- _WHAT YOU WILL DO_
Skip all pictures, then copy the lines from the start of the data through the line with "(title) at (901,57)", keeping both ends.

- _SUPPLIED MATERIAL_
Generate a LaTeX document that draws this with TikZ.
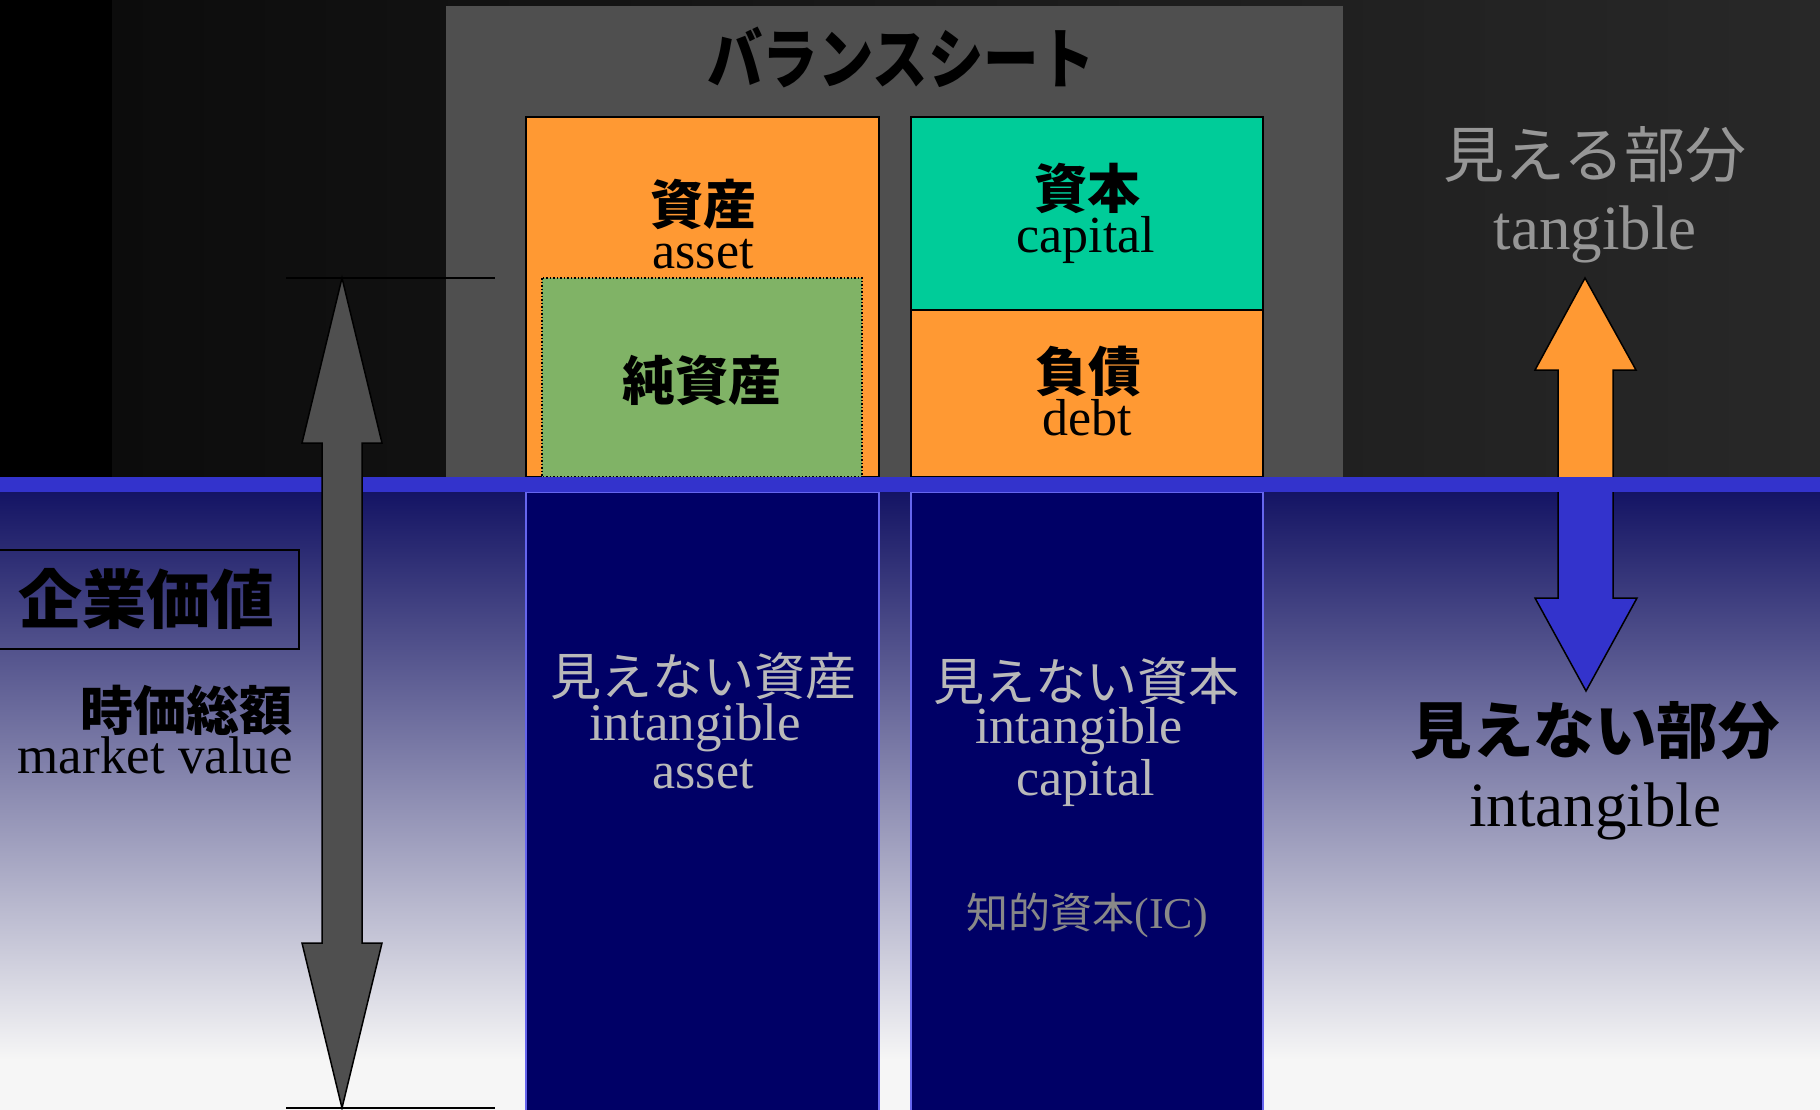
\documentclass[tikz,border=0pt]{standalone}
\usepackage{fontspec}
\setmainfont{Liberation Serif}
\newfontfamily\jpfont{Noto Sans CJK JP}
\newcommand\fsz[1]{\fontsize{#1}{#1}\selectfont}
\definecolor{bsorange}{RGB}{255,153,51}
\definecolor{bsteal}{RGB}{0,204,153}
\definecolor{bsgreen}{RGB}{128,179,102}
\definecolor{bsgray}{RGB}{79,79,79}
\definecolor{bsblue}{RGB}{51,51,204}
\definecolor{bsnavy}{RGB}{0,0,102}
\definecolor{bsedge}{RGB}{102,102,238}
\definecolor{darkleft}{RGB}{12,12,12}
\definecolor{darkright}{RGB}{40,40,40}
\definecolor{skytop}{RGB}{20,20,100}
\definecolor{skymid}{RGB}{140,139,165}
\definecolor{skybot}{RGB}{246,246,246}
\definecolor{seen}{RGB}{150,150,150}
\definecolor{ghost}{RGB}{185,185,185}
\definecolor{icgray}{RGB}{136,136,136}
\tikzset{
  jp/.style={inner sep=0pt, font=\jpfont\bfseries\fsz{#1}},
  jplight/.style={inner sep=0pt, font=\jpfont\fsz{#1}},
  en/.style={inner sep=0pt, anchor=base, font=\fsz{#1}},
  box/.style={draw=black, line width=2pt},
  unseen/.style={fill=bsnavy, draw=bsedge, line width=1.5pt},
  block/.style={draw=black, line width=1.5pt, line join=miter},
}
\begin{document}
\begin{tikzpicture}[x=1pt,y=-1pt]
  \useasboundingbox (0,0) rectangle (1820,1110);
  \fill[black] (0,0) rectangle (112,477);
  \shade[left color=darkleft, right color=darkright] (112,0) rectangle (1820,477);
  \shade[top color=skytop, middle color=skymid, bottom color=skybot] (0,492) rectangle (1820,1060);
  \fill[skybot] (0,1060) rectangle (1820,1110);

  \fill[bsgray] (446,6) rectangle (1343,477);
  \node[jp=66] (title) at (901,57) {\scalebox{0.84}[1]{バランスシート}};

  \draw[box, fill=bsorange] (526,117) rectangle (879,477);
  \draw[black, dotted, line width=1.5pt, fill=bsgreen] (542,278) rectangle (862,477);
  \draw[box, fill=bsteal] (911,117) rectangle (1263,310);
  \draw[box, fill=bsorange] (911,310) rectangle (1263,477);
  \draw[unseen] (526,492) rectangle (879,1115);
  \draw[unseen] (911,492) rectangle (1263,1115);

  \draw[block, fill=bsorange] (1585,278) -- (1636,370) -- (1613,370) -- (1613,485)
    -- (1558,485) -- (1558,370) -- (1535,370) -- cycle;
  \draw[block, fill=bsblue] (1586,691) -- (1637,598) -- (1613,598) -- (1613,485)
    -- (1558,485) -- (1558,598) -- (1535,598) -- cycle;
  \fill[bsblue] (0,477) rectangle (1820,492);

  \draw[block, fill=bsgray] (342,278) -- (382,443) -- (362,443) -- (362,943) -- (382,943)
    -- (342,1108) -- (302,943) -- (322,943) -- (322,443) -- (302,443) -- cycle;
  \draw[line width=1.5pt] (286,278) -- (495,278);
  \draw[line width=1.5pt] (286,1108) -- (495,1108);

  \node[jp=64, draw, line width=2pt, minimum width=306pt, minimum height=99pt] (value) at (146,599) {企業価値};
  \node[jp=53, anchor=east] (cap) at (293,710) {時価総額};
  \node[en=53, anchor=base east] (capEn) at (293,773) {market value};

  \node[jp=53] (asset) at (703,204) {資産};
  \node[en=52] (assetEn) at (703,268) {asset};
  \node[jp=53] (net) at (702,380) {純資産};
  \node[jp=53] (capital) at (1087,188) {資本};
  \node[en=52] (capitalEn) at (1086,252) {capital};
  \node[jp=53] (debt) at (1088,372) {負債};
  \node[en=52] (debtEn) at (1087,435) {debt};

  \node[jplight=51, text=ghost] (ia) at (703,676) {見えない資産};
  \node[en=53, text=ghost] (iaEn) at (695,740) {intangible};
  \node[en=52, text=ghost] (iaEn2) at (703,788) {asset};
  \node[jplight=51, text=ghost] (ic) at (1086,681) {見えない資本};
  \node[en=52, text=ghost] (icEn) at (1079,743) {intangible};
  \node[en=52, text=ghost] (icEn2) at (1086,795) {capital};
  \node[jplight=42, text=icgray] (icShort) at (1087,915) {知的資本{\rmfamily\fsz{44}(IC)}};

  \node[jplight=61, text=seen] (visible) at (1595,155) {見える部分};
  \node[en=63, text=seen] (visibleEn) at (1595,249) {tangible};
  \node[jp=61.5] (invisible) at (1595,731) {見えない部分};
  \node[en=63] (invisibleEn) at (1595,826) {intangible};
\end{tikzpicture}
\end{document}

- _FINAL RESULT_
Generate a LaTeX document that draws this with TikZ.
\documentclass[tikz,border=0pt]{standalone}
\usepackage{fontspec}
\setmainfont{Liberation Serif}
\newfontfamily\jpfont{Noto Sans CJK JP}
\newcommand\fsz[1]{\fontsize{#1}{#1}\selectfont}
\definecolor{bsorange}{RGB}{255,153,51}
\definecolor{bsteal}{RGB}{0,204,153}
\definecolor{bsgreen}{RGB}{128,179,102}
\definecolor{bsgray}{RGB}{79,79,79}
\definecolor{bsblue}{RGB}{51,51,204}
\definecolor{bsnavy}{RGB}{0,0,102}
\definecolor{bsedge}{RGB}{102,102,238}
\definecolor{darkleft}{RGB}{12,12,12}
\definecolor{darkright}{RGB}{40,40,40}
\definecolor{skytop}{RGB}{20,20,100}
\definecolor{skymid}{RGB}{140,139,165}
\definecolor{skybot}{RGB}{246,246,246}
\definecolor{seen}{RGB}{150,150,150}
\definecolor{ghost}{RGB}{185,185,185}
\definecolor{icgray}{RGB}{136,136,136}
\tikzset{
  jp/.style={inner sep=0pt, font=\jpfont\bfseries\fsz{#1}},
  jplight/.style={inner sep=0pt, font=\jpfont\fsz{#1}},
  en/.style={inner sep=0pt, anchor=base, font=\fsz{#1}},
  box/.style={draw=black, line width=2pt},
  unseen/.style={fill=bsnavy, draw=bsedge, line width=1.5pt},
  block/.style={draw=black, line width=1.5pt, line join=miter},
}
\begin{document}
\begin{tikzpicture}[x=1pt,y=-1pt]
  \useasboundingbox (0,0) rectangle (1820,1110);
  \fill[black] (0,0) rectangle (112,477);
  \shade[left color=darkleft, right color=darkright] (112,0) rectangle (1820,477);
  \shade[top color=skytop, middle color=skymid, bottom color=skybot] (0,492) rectangle (1820,1060);
  \fill[skybot] (0,1060) rectangle (1820,1110);

  \fill[bsgray] (446,6) rectangle (1343,477);
  \node[jp=66] (title) at (901,57) {\scalebox{0.84}[1]{バランスシート}};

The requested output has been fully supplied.